I have zero interest in athlete autobiographies as a genre. As exciting as a great athlete like Wayne Gretzky or Michael Jordan may have been to watch during their career, in retrospect it all boils down to "I scored this many points, won these awards and championships, and retired on this date"-- and I can just check out their stats online if I want a reminder of those numbers. For me to be interested in anything an athlete has to say, there needs to be something special about them beyond their profession.
Enter Theo Fleury, who combined all-star hockey talent with a rattlesnake temperament... in a 5'6" 150-pound package. When I first got into hockey in the early 1990s, Fleury was one of the most exciting players in the game, putting up 90+ point seasons, hamming it up with epic goal celebrations, picking fights with players a foot taller and half again his weight, and trash-talking referees, opposing fans, and even mascots for bonus anti-hero style points. But what kind of background would produce this combination of skill and anger? And where might a volatile personality like this end up, if they made the wrong life choices and didn't know how to ask for help? This book answers these questions. It's supremely entertaining (albeit lowbrow), crammed full of fun 1990s-2000s NHL anecdotes you won't find elsewhere, and most importantly, is a really exemplary illustration of a person who spent decades wallowing in anger and self-destructive addictions but who eventually chose to take ownership of their life, clean up their act, and reboot their prospects by trying to help others instead of continuing to sit around getting high and feeling sorry for themselves. (At its core, this is a memoir about recovering from sexual abuse and addiction, not a hockey memoir, but given the ubiquitous hockey backdrop against which the entire story unfolds, it would be a challenge for a non-hockey fan to follow it.)

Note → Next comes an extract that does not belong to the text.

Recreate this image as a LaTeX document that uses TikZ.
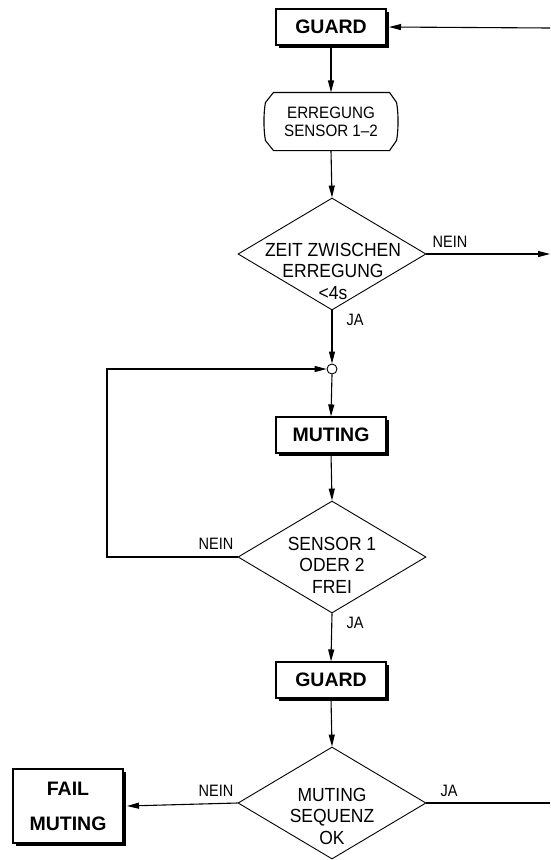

A number of other reviewers here complain that Fleury is an arrogant, self-centered jerk who doesn't actually own up to his mistakes. I didn't get that impression at all-- or rather, I agree that he comes across as an arrogant, self-centered jerk, but he's also an arrogant, self-centered jerk who chose to make himself exceptionally vulnerable and is taking responsibility for (most of) his mistakes, both as part of his own healing process and to serve as a role model to others. It may be that some readers find his arrogance so off-putting that they have a hard time perceiving that such a person could also believe themselves to be responsible for their own actions. But that's what I saw, and I felt that this combination of arrogance and vulnerability made for a compelling and strangely sympathetic character.
All that said, it's confusing and sad that someone who leveraged their fame to speak out against sexual abuse, addiction, and racism against indigenous Canadians, and to advocate for the importance of vulnerability and compassion in a society that does not teach men these skills, has subsequently become a mouthpiece for political ideologies that valorize hardness and are contemptuous of compassion. It's hard to square Fleury's current doings with the person he had become at the end of this book... just goes to show that (surprise!) people are complicated.